【大問題に】高級車カーシェア投資の顛末 ギュウギュウ1000坪の駐車場、もぬけの殻に
公開 : 2021.09.01 11:55 更新 : 2022.03.25 18:49
世間を騒がせた一連の高級カーシェア投資。仕組みをおさらいし、その後を追って、問題を浮き彫りにします。
世間騒がせた高級カーシェア投資
昨年10月8日の事業停止発表から2日後、AUTOCAR JAPANが最初に報じたスカイカーシェア問題。
その後、新聞やテレビ、ネットニュースなど多くのメディアがセンセーショナルに報道する動きが加速した。
まずは、改めてスカイカーシェアの投資システムについて説明しておきたい。
1 投資者に説明された「仕組み」
投資者は信販会社又は銀行のローンを利用して購入。つまり資金ゼロでも高級車のオーナー(名前だけ)になることができた。
ほとんどが、クルマも見ることなく契約。納車されなかったケースもある。
契約が成立(=ローン審査が通ってスカイカーシェアや販売店に融資がされる)すると、ローン代金の1割程度、新たに投資者を紹介すると10〜15万円程度の謝礼が受け取れた。
2 投資者にはもたらされるお金
投資者は毎月のローンの返済原資/保険代/駐車場代/諸経費等の全額と、毎月5000円~1万円程度の広告報酬金を、スカイカーシェアから受け取る。
車両がシェアされた場合にはシェア料金の5%程度、また契約終了時(2年または7年)には、クルマをスカイカーシェアに引き渡し、50〜100万円の「満了金」を受け取る。
なお、契約車両はメインとなる4社で構成されるグループに完全に預ける形となり、車両の管理や整備、シェア運用などに投資者が関わることはなかった。
高級ブランドでも価値は低かった
スカイカーシェアの投資に参加した人々の多くはクルマを知らない、興味がない、もちろんローンを組んでクルマを購入したことなどない20〜30代の若者たちだった。
彼らにしてみれば、(実際は100万円以下の価値しかなくても)メルセデス・ベンツやBMW、レクサスなどのブランドと聞けば「高級車」であり、5〜6年落ちの中古車でも500万円以上は当たり前、というイメージだったのかもしれない。
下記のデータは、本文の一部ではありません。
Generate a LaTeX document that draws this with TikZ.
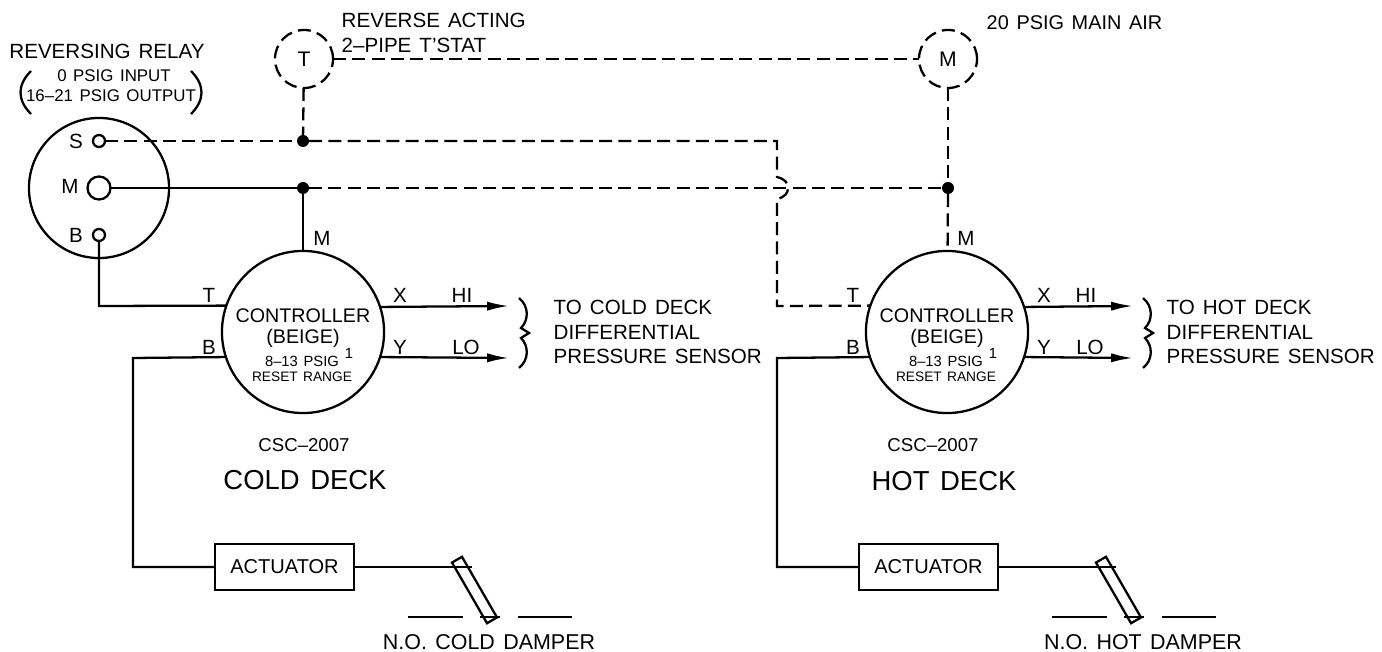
\documentclass[tikz,border=0pt]{standalone}
\usepackage{fontspec}
\setmainfont[WordSpace=1.4]{Liberation Sans}
\usetikzlibrary{arrows.meta}
\tikzset{
    wire/.style={line width=0.65pt},
    airline/.style={wire, dash pattern=on 3.7pt off 1.8pt},
    outtip/.style={wire, -{Latex[length=6.2pt, width=2.6pt]}},
    bigcircle/.style={circle, draw, wire, inner sep=0pt, outer sep=0pt, minimum size=#1},
    airball/.style={circle, draw, airline, inner sep=0pt, outer sep=0pt, minimum size=0.58cm, font=\fontsize{6}{7}\selectfont},
    port/.style={circle, draw, wire, inner sep=0pt, outer sep=0pt, minimum size=#1},
    dotjoin/.style={circle, fill, inner sep=0pt, outer sep=0pt, minimum size=0.12cm},
    label/.style={inner sep=0pt, font=\fontsize{5.85}{7}\selectfont},
    leftlabel/.style={label, anchor=west, align=left, font=\fontsize{5.85}{7}\selectfont},
    relaytext/.style={label, font=\fontsize{4.8}{6}\selectfont},
    smallabel/.style={label, align=center, font=\fontsize{4.2}{4.4}\selectfont},
    ctrltext/.style={label, align=center, font=\fontsize{5.6}{6}\selectfont},
    decklabel/.style={label, font=\fontsize{7.8}{9}\selectfont},
    tagname/.style={label, font=\fontsize{5.3}{6}\selectfont},
    damperlabel/.style={label, font=\fontsize{6.1}{7}\selectfont},
    actbox/.style={draw, wire, inner sep=0pt, outer sep=0pt, minimum width=1.39cm, minimum height=0.46cm, font=\fontsize{5.7}{7}\selectfont},
    damperblade/.style={draw, wire, inner sep=0pt, outer sep=0pt, minimum width=0.7cm, minimum height=0.115cm, rotate=-60},
}
\begin{document}
\begin{tikzpicture}[x=0.01cm, y=-0.01cm]
    \useasboundingbox (0,0) rectangle (1382,652);

    % Relay
    \node[bigcircle=1.4cm] (relay) at (99,188) {};
    \node[port=0.12cm] (relayS) at (99,141) {};
    \node[port=0.23cm] (relayM) at (99,188) {};
    \node[port=0.12cm] (relayB) at (99,235) {};
    \node[label] (relayStag) at (76,141) {S};
    \node[label] (relayMtag) at (70,186) {M};
    \node[label] (relayBtag) at (76,235) {B};
    \node[label] (relayname) at (107,51) {REVERSING RELAY};
    \node[relaytext] (relayin) at (114,76) {0 PSIG INPUT};
    \node[relaytext] (relayout) at (111,96) {16--21 PSIG OUTPUT};
    \draw[wire] (31,71) .. controls (17,85) and (17,100) .. (31,114);
    \draw[wire] (191,71) .. controls (205,85) and (205,100) .. (191,114);

    % Thermostat and main air
    \node[airball] (tstat) at (304,59) {T};
    \node[airball] (mainair) at (948,59) {M};
    \node[leftlabel] (tstatname) at (341,33) {REVERSE ACTING\\2--PIPE T'STAT};
    \node[leftlabel, font=\fontsize{5.65}{7}\selectfont] (mainname) at (986,23) {20 PSIG MAIN AIR};
    \node[dotjoin] (joinS) at (303,141) {};
    \node[dotjoin] (joinM) at (303,188) {};
    \node[dotjoin] (joinH) at (948,188) {};

    % Controllers
    \node[bigcircle=1.62cm] (ctrlC) at (303,332) {};
    \node[bigcircle=1.62cm] (ctrlH) at (947,332) {};
    \node[ctrltext] (ctrlCtext) at (303,328) {CONTROLLER\\(BEIGE)};
    \node[ctrltext] (ctrlHtext) at (947,328) {CONTROLLER\\(BEIGE)};
    \node[smallabel] (ctrlCrange) at (302,369) {8--13 PSIG\\\fontsize{3.9}{4.4}\selectfont RESET RANGE};
    \node[smallabel] (ctrlHrange) at (946,369) {8--13 PSIG\\\fontsize{3.9}{4.4}\selectfont RESET RANGE};
    \node[smallabel] (ctrlCnote) at (349,353) {1};
    \node[smallabel] (ctrlHnote) at (993,353) {1};

    % Tags round the controllers
    \node[label] (tagCM) at (322,238) {M};
    \node[label] (tagCT) at (209,295) {T};
    \node[label] (tagCB) at (209,347) {B};
    \node[label] (tagCX) at (400,295) {X};
    \node[label] (tagCY) at (400,347) {Y};
    \node[label] (tagCHI) at (462,295) {HI};
    \node[label] (tagCLO) at (466,347) {LO};
    \node[label] (tagHM) at (966,238) {M};
    \node[label] (tagHT) at (853,295) {T};
    \node[label] (tagHB) at (853,347) {B};
    \node[label] (tagHX) at (1044,295) {X};
    \node[label] (tagHY) at (1044,347) {Y};
    \node[label] (tagHHI) at (1086,295) {HI};
    \node[label] (tagHLO) at (1090,347) {LO};

    % Deck names
    \node[tagname] (cscC) at (304,445) {CSC--2007};
    \node[tagname] (cscH) at (933,445) {CSC--2007};
    \node[decklabel] (deckC) at (305,480) {COLD DECK};
    \node[decklabel] (deckH) at (944,481) {HOT DECK};

    % Sensor text
    \node[leftlabel] (sensorC) at (553,332) {TO COLD DECK\\DIFFERENTIAL\\PRESSURE SENSOR};
    \node[leftlabel] (sensorH) at (1166,332) {TO HOT DECK\\DIFFERENTIAL\\PRESSURE SENSOR};

    % Actuators and dampers
    \node[actbox] (actC) at (284.5,567) {ACTUATOR};
    \node[actbox] (actH) at (928.5,567) {ACTUATOR};
    \node[damperblade] (bladeC) at (474.5,590) {};
    \node[damperblade] (bladeH) at (1118.5,590) {};
    \node[damperlabel] (damperC) at (489,642) {N.O. COLD DAMPER};
    \node[damperlabel] (damperH) at (1143,642) {N.O. HOT DAMPER};

    % Free ends and corners
    \coordinate (tipCX) at (509,306);
    \coordinate (tipCY) at (509,358);
    \coordinate (tipHX) at (1133,306);
    \coordinate (tipHY) at (1133,358);
    \coordinate (stubC) at (472,567);
    \coordinate (stubH) at (1116,567);

    % Air lines
    \draw[airline] (tstat) -- (mainair);
    \draw[airline] (tstat) -- (joinS);
    \draw[airline] (relayS) -- (joinS);
    \draw[airline] (joinS) -- (777,141) -- (777,177) .. controls (785,179) and (788,183) .. (788,188) .. controls (788,193) and (785,197) .. (777,199) -- (777,306) -- (ctrlH.161.3);
    \draw[wire] (relayM) -- (joinM);
    \draw[wire] (joinM) -- (ctrlC);
    \draw[airline] (joinM) -- (joinH);
    \draw[airline] (mainair) -- (joinH);
    \draw[airline] (joinH) -- (ctrlH);
    \draw[wire] (relayB) -- (99,306) -- (ctrlC.161.3);

    % Outputs
    \draw[outtip] (ctrlC.18.7) -- (tipCX);
    \draw[outtip] (ctrlC.-18.7) -- (tipCY);
    \draw[outtip] (ctrlH.18.7) -- (tipHX);
    \draw[outtip] (ctrlH.-18.7) -- (tipHY);

    % Actuator lines
    \draw[wire] (ctrlC.198.7) -- (133,358) -- (133,567) -- (actC);
    \draw[wire] (ctrlH.198.7) -- (777,358) -- (777,567) -- (actH);
    \draw[wire] (actC) -- (stubC);
    \draw[wire] (actH) -- (stubH);

    % Damper lines
    \draw[wire] (408,617) -- (463,617);
    \draw[wire] (480,617) -- (500,617);
    \draw[wire] (518,617) -- (572,617);
    \draw[wire] (1052,617) -- (1107,617);
    \draw[wire] (1124,617) -- (1144,617);
    \draw[wire] (1162,617) -- (1216,617);

    % Braces
    \draw[wire] (519,298) .. controls (529,306) and (529,320) .. (521,328) -- (529,333) -- (521,338) .. controls (529,346) and (529,360) .. (519,368);
    \draw[wire] (1143,298) .. controls (1153,306) and (1153,320) .. (1145,328) -- (1153,333) -- (1145,338) .. controls (1153,346) and (1153,360) .. (1143,368);
\end{tikzpicture}
\end{document}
実際に運転することはもちろん、見ることもないクルマであっても、「元手ナシに高級車オーナーになれる!」という誘い文句は魅力的に感じたのだろうか。
「高級車」の中には多走行車や事故車、水没車、盗難車など素性不明の怪しいクルマも少なからず存在していた。ドイツ車やレクサスなどの他に、トヨタ・アルファード/ヴェルファイアなどの人気ミニバンを契約していた人もいた。
それらミニバンの多くはレンタカーとして酷使されたあとの「超多走行車」だった。
また、契約当初は「新車」だと言われて契約し、契約完了後に書類を見たら中古車だったという例も多数ある。
ローンを通すために勝手に年収を水増し(源泉徴収票を偽造)されたり、勤続年数を2〜3倍に水増しされたりした違法な契約がほとんどという話もある。
契約時、メインとなる4社で構成されるグループの営業担当者から「会社が破産してもクルマは残りますから、それを売却すれば十分に残債が支払えますから安心してください。『盗難届』を出して盗難されたことにすれば、保険で車両代金がすべて支払われます」などと、断じてありえないことを言われて騙されて契約させられていた人も少なくないのだ。